If the property is being sold with an existing tenant, your conveyancer needs to review the current lease terms carefully, since you will generally be bound by the existing tenancy agreement once you take ownership, including the rent amount and remaining lease period. Understand whether the tenant intends to stay, and what notice periods apply if you eventually want vacant possession. For a standard residential purchase, your conveyancer will also check for anything in the contract, title, or council records that could affect the property's use or future value, such as zoning restrictions or planned developments nearby.

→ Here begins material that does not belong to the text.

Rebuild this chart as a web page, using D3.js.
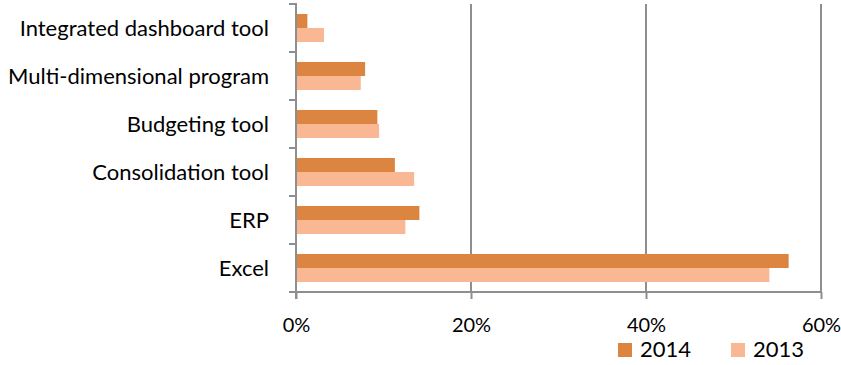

Understand Land Tax and Duty Implications

Investment properties are often treated differently to a main residence for land tax purposes, and thresholds and rules vary significantly between states. Stamp duty concessions available to first home buyers generally do not apply to investment purchases, so budget on the standard duty position for your state rather than assuming any concession will apply. Because these figures change and vary by state, confirm the current position with your conveyancer or your state revenue office rather than relying on a general estimate, and treat any tax planning as a conversation for your accountant.

Plan for Ongoing Management Before Settlement

Decide before settlement whether you will self-manage the property or engage a property manager, and if the latter, have an agreement in place so there is no gap in oversight once you take ownership. Arrange landlord insurance to start from the settlement date, since standard home insurance generally does not cover a property once it is tenanted. Taking care of this before settlement, rather than scrambling afterwards, means the property is protected and ready to lease from day one.

Keep Records for Tax Time From the Outset

Set up a simple system for tracking rental income and deductible expenses from the day you take ownership, rather than trying to reconstruct a year's worth of records at tax time. Loan interest, property management fees, council rates, insurance, and repairs are generally deductible against rental income, though the rules around what counts as a repair versus a capital improvement can be nuanced, and getting this wrong can affect what you can claim. Because deduction rules and depreciation schedules are genuinely complex and specific to your situation, treat this section as a prompt to speak with an accountant early rather than as tax advice, and consider commissioning a depreciation schedule from a quantity surveyor shortly after settlement so you have it ready for your first tax return.

Build a Long-Term View Before You Commit

A single investment property is usually the first step in a longer-term strategy rather than a one-off transaction, so it is worth thinking beyond the immediate purchase to how this property fits your broader financial goals. Consider how the property's performance, both rental yield and likely capital growth, aligns with what you are trying to achieve, and revisit that assessment periodically rather than treating the purchase decision as the end of the process. Working with the same conveyancer and broker on future purchases, once you have a good relationship, can also make subsequent transactions considerably more straightforward.